Skipping all pictures, set down the lines of the listing from the first through the one with "ellipse[x radius=#4, y".
-- Begin Supplied data --
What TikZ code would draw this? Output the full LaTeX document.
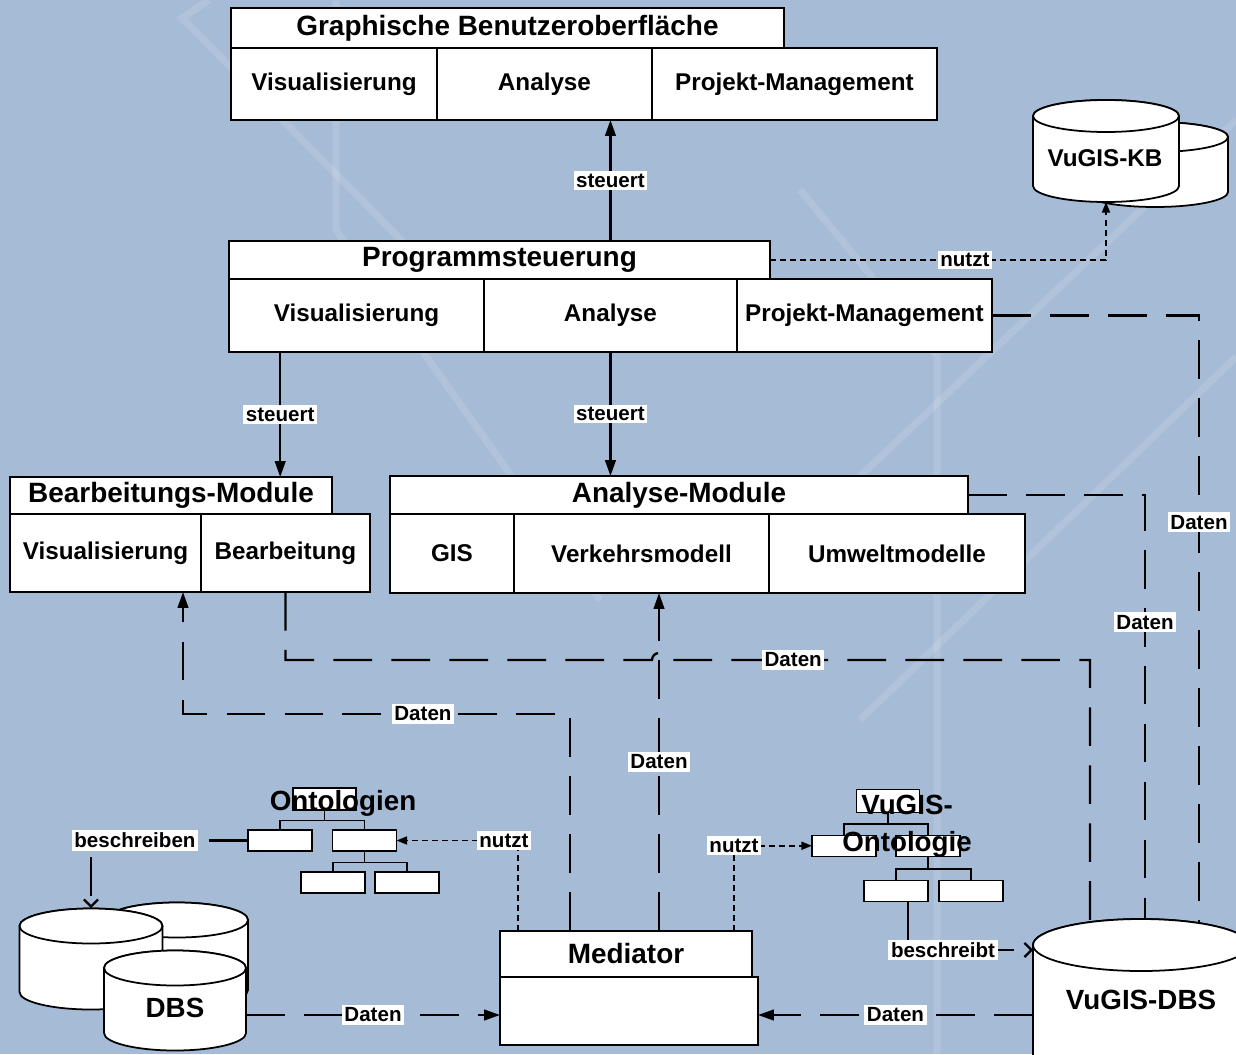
\documentclass[tikz,border=0pt]{standalone}
\usepackage{fontspec}
\setmainfont{Liberation Sans}
\usepackage{tikz}
\usetikzlibrary{positioning, arrows.meta}
\definecolor{bgblue}{RGB}{166,187,214}
% cylinder: centre x, top y, bottom y, x radius, y radius
\newcommand{\dbcyl}[5]{%
  \filldraw[cyl] ({#1-#4},#2) -- ({#1-#4},#3) arc[start angle=180, end angle=0, x radius=#4, y radius=#5]
    -- ({#1+#4},#2) arc[start angle=0, end angle=-180, x radius=#4, y radius=#5] -- cycle;
  \draw[cyl] (#1,#2) ellipse[x radius=#4, y radius=#5];}

\begin{document}
\begin{tikzpicture}[x=0.02cm, y=-0.02cm]
\tikzstyle{head}=[draw, rectangle, fill=white, line width=1pt, inner sep=0pt, outer sep=0pt, text centered, font=\fontsize{15.9}{18}\selectfont\bfseries]
\tikzstyle{cellbox}=[draw, rectangle, fill=white, line width=1pt, inner sep=0pt, outer sep=0pt, text centered, font=\fontsize{13.8}{16}\selectfont\bfseries]
\tikzstyle{ontbox}=[draw, rectangle, fill=white, line width=0.8pt, inner sep=0pt, outer sep=0pt, minimum width=1.28cm, minimum height=0.42cm]
\tikzstyle{ontitle}=[inner sep=0pt, align=center, font=\fontsize{15.8}{21}\selectfont\bfseries]
\tikzstyle{dbtext}=[inner sep=0pt, font=\fontsize{15.8}{18}\selectfont\bfseries]
\tikzstyle{cyl}=[draw, fill=white, line width=1pt]
\tikzstyle{treeline}=[draw, line width=0.6pt]
\tikzstyle{lbl}=[fill=white, inner sep=1.5pt, font=\fontsize{11.7}{13}\selectfont\bfseries]
\tikzstyle{steer}=[draw, line width=1.3pt, -{Triangle[length=9pt, width=6pt]}]
\tikzstyle{datalink}=[draw, line width=1.3pt, dash pattern=on 22pt off 11pt]
\tikzstyle{datatip}=[-{Triangle[length=9pt, width=6pt]}]
\tikzstyle{barb}=[-{Straight Barb[length=4pt, width=8pt]}]
\tikzstyle{usedby}=[draw, line width=1.1pt, dash pattern=on 3.4pt off 2.3pt, -{Triangle[length=6pt, width=4.5pt]}]
\tikzstyle{bgline}=[draw, white, opacity=0.13, line width=4pt]

\useasboundingbox (0,0) rectangle (1236,1054);
\clip (0,0) rectangle (1236,1054);
\fill[bgblue] (0,0) rectangle (1236,1054);
\draw[bgline] (209,0) -- (182,18) -- (470,310);
\draw[bgline] (336,0) -- (336,230) -- (600,600);
\draw[bgline] (800,190) -- (937,355) -- (937,1054);
\draw[bgline] (1236,120) -- (740,590);
\draw[bgline] (1236,357) -- (860,720);

% Graphische Benutzeroberflaeche
\node[head, minimum width=11.06cm, minimum height=0.8cm] (guiHead) at (507.5,28) {Graphische Benutzeroberfläche};
\node[cellbox, minimum width=4.12cm, minimum height=1.44cm] (guiVis) at (334,84) {Visualisierung};
\node[cellbox, minimum width=4.3cm, minimum height=1.44cm, right=0pt of guiVis] (guiAna) {Analyse};
\node[cellbox, minimum width=5.7cm, minimum height=1.44cm, right=0pt of guiAna] (guiPM) {Projekt-Management};

% Programmsteuerung
\node[head, minimum width=10.82cm, minimum height=0.76cm] (psHead) at (499.5,260) {Programmsteuerung};
\node[cellbox, minimum width=5.1cm, minimum height=1.46cm] (psVis) at (356.5,315.5) {Visualisierung};
\node[cellbox, minimum width=5.06cm, minimum height=1.46cm, right=0pt of psVis] (psAna) {Analyse};
\node[cellbox, minimum width=5.1cm, minimum height=1.46cm, right=0pt of psAna] (psPM) {Projekt-Management};

% Bearbeitungs-Module
\node[head, minimum width=6.44cm, minimum height=0.74cm] (bmHead) at (171,495.5) {Bearbeitungs-Module};
\node[cellbox, minimum width=3.82cm, minimum height=1.56cm] (bmVis) at (105.5,553) {Visualisierung};
\node[cellbox, minimum width=3.38cm, minimum height=1.56cm, right=0pt of bmVis] (bmBea) {Bearbeitung};

% Analyse-Module
\node[head, minimum width=11.56cm, minimum height=0.76cm] (amHead) at (679,495) {Analyse-Module};
\node[cellbox, minimum width=2.48cm, minimum height=1.58cm] (amGIS) at (452,553.5) {GIS};
\node[cellbox, minimum width=5.1cm, minimum height=1.58cm, right=0pt of amGIS] (amVer) {Verkehrsmodell};
\node[cellbox, minimum width=5.12cm, minimum height=1.58cm, right=0pt of amVer] (amUmw) {Umweltmodelle};

% Mediator
\node[head, minimum width=5.04cm, minimum height=0.92cm] (medHead) at (626,954) {Mediator};
\node[head, minimum width=5.16cm, minimum height=1.36cm] (medBox) at (629,1011) {};

% Datenbanken
\dbcyl{1155}{137}{192}{73}{15}
\dbcyl{1106}{116}{186}{73}{16}
\node[dbtext, font=\fontsize{13.8}{16}\selectfont\bfseries] (vkb) at (1105,158) {VuGIS-KB};
\dbcyl{177}{920}{990}{71}{17.5}
\dbcyl{91}{926}{992}{71.5}{17.5}
\dbcyl{175}{968}{1033}{71}{17.5}
\node[dbtext] (dbs) at (175,1008) {DBS};
\dbcyl{1141}{945}{1085}{108}{26}
\node[dbtext] (vdbs) at (1141,1000) {VuGIS-DBS};

% Ontologien
\node[ontbox, minimum width=1.26cm, minimum height=0.44cm] (onTop) at (324.5,799) {};
\node[ontbox] (onA) at (280,840.5) {};
\node[ontbox] (onB) at (364.5,840.5) {};
\node[ontbox] (onC) at (333,882.5) {};
\node[ontbox] (onD) at (407,882.5) {};
\path[treeline] (onTop.south) -- ++(0,10.7);
\path[treeline] (onA.north) -- ++(0,-9.3) -| (onB.north);
\path[treeline] (onB.south) -- ++(0,11.7);
\path[treeline] (onC.north) -- ++(0,-9.3) -| (onD.north);
\node[ontitle] (onTitle) at (343,803) {Ontologien};

\node[ontbox, minimum width=1.26cm, minimum height=0.46cm] (vgTop) at (888,800.7) {};
\node[ontbox] (vgA) at (844,845.75) {};
\node[ontbox] (vgB) at (928,845.75) {};
\node[ontbox] (vgC) at (896,890.75) {};
\node[ontbox] (vgD) at (971,890.75) {};
\path[treeline] (vgTop.south) -- ++(0,12.3);
\path[treeline] (vgA.north) -- ++(0,-11.25) -| (vgB.north);
\path[treeline] (vgB.south) -- ++(0,12.75);
\path[treeline] (vgC.north) -- ++(0,-11.25) -| (vgD.north);
\node[ontitle] (vgTitle) at (907,826) {VuGIS-\\Ontologie};

% Anschlusspunkte
\coordinate (kbBase) at (1106,202);
\coordinate (dbsTop) at (91,908);
\coordinate (dbsOut) at (246,1015);
\coordinate (vdbsA) at (1090,922);
\coordinate (vdbsB) at (1145,919);
\coordinate (vdbsC) at (1199,923);
\coordinate (vdbsL) at (1033,950);
\coordinate (vdbsOut) at (1033,1015);
\coordinate (mU1) at (518,931);
\coordinate (mU2) at (734,931);
\coordinate (mU3) at (659,931);
\coordinate (mU4) at (570,931);
\coordinate (bmIn) at (183,592);
\coordinate (hopA) at (652,660);

% steuert
\path[steer] (psAna |- psHead.north) -- node[lbl]{steuert} (psAna |- guiAna.south);
\path[steer] ([xshift=-3pt]bmBea.north |- psVis.south) -- node[lbl]{steuert} ([xshift=-3pt]bmBea.north |- bmHead.north);
\path[steer] (psAna.south) -- node[lbl]{steuert} (psAna |- amHead.north);

% nutzt
\path[usedby] (psHead.east) -| node[lbl, pos=0.29]{nutzt} (kbBase);
\path[usedby] (mU1) |- node[lbl, pos=0.5, xshift=-8pt]{nutzt} (onB.east);
\path[usedby] (mU2) |- node[lbl, pos=0.5]{nutzt} (vgA.west);

% Daten
\path[datalink] (psPM.east) -| node[lbl, pos=0.67]{Daten} (vdbsC);
\path[datalink] (amHead.east) -| node[lbl, pos=0.65]{Daten} (vdbsB);
\path[datalink] (bmBea.south) -- ++(0,68) -- (hopA) arc[start angle=180, end angle=360, radius=7] -| node[lbl, pos=0.15]{Daten} (vdbsA);
\path[datalink, datatip] (mU4) -- ++(0,-217) -| node[lbl, pos=0.19]{Daten} (bmIn);
\path[datalink, datatip] (mU3) -- node[lbl]{Daten} (mU3 |- amVer.south);
\path[datalink, datatip] (dbsOut) -- node[lbl]{Daten} (dbsOut -| medBox.west);
\path[datalink, datatip] (vdbsOut) -- node[lbl]{Daten} (vdbsOut -| medBox.east);

% beschreiben
\path[datalink, barb] (onA.west) -| node[lbl, pos=0.36]{beschreiben} (dbsTop);
\path[datalink, barb] ([xshift=6.8pt]vgC.south) |- node[lbl, pos=0.64]{beschreibt} (vdbsL);

\end{tikzpicture}
\end{document}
-- End Supplied data --
Response to the task:
What TikZ code would draw this? Output the full LaTeX document.
\documentclass[tikz,border=0pt]{standalone}
\usepackage{fontspec}
\setmainfont{Liberation Sans}
\usepackage{tikz}
\usetikzlibrary{positioning, arrows.meta}
\definecolor{bgblue}{RGB}{166,187,214}
% cylinder: centre x, top y, bottom y, x radius, y radius
\newcommand{\dbcyl}[5]{%
  \filldraw[cyl] ({#1-#4},#2) -- ({#1-#4},#3) arc[start angle=180, end angle=0, x radius=#4, y radius=#5]
    -- ({#1+#4},#2) arc[start angle=0, end angle=-180, x radius=#4, y radius=#5] -- cycle;
  \draw[cyl] (#1,#2) ellipse[x radius=#4, y radius=#5];}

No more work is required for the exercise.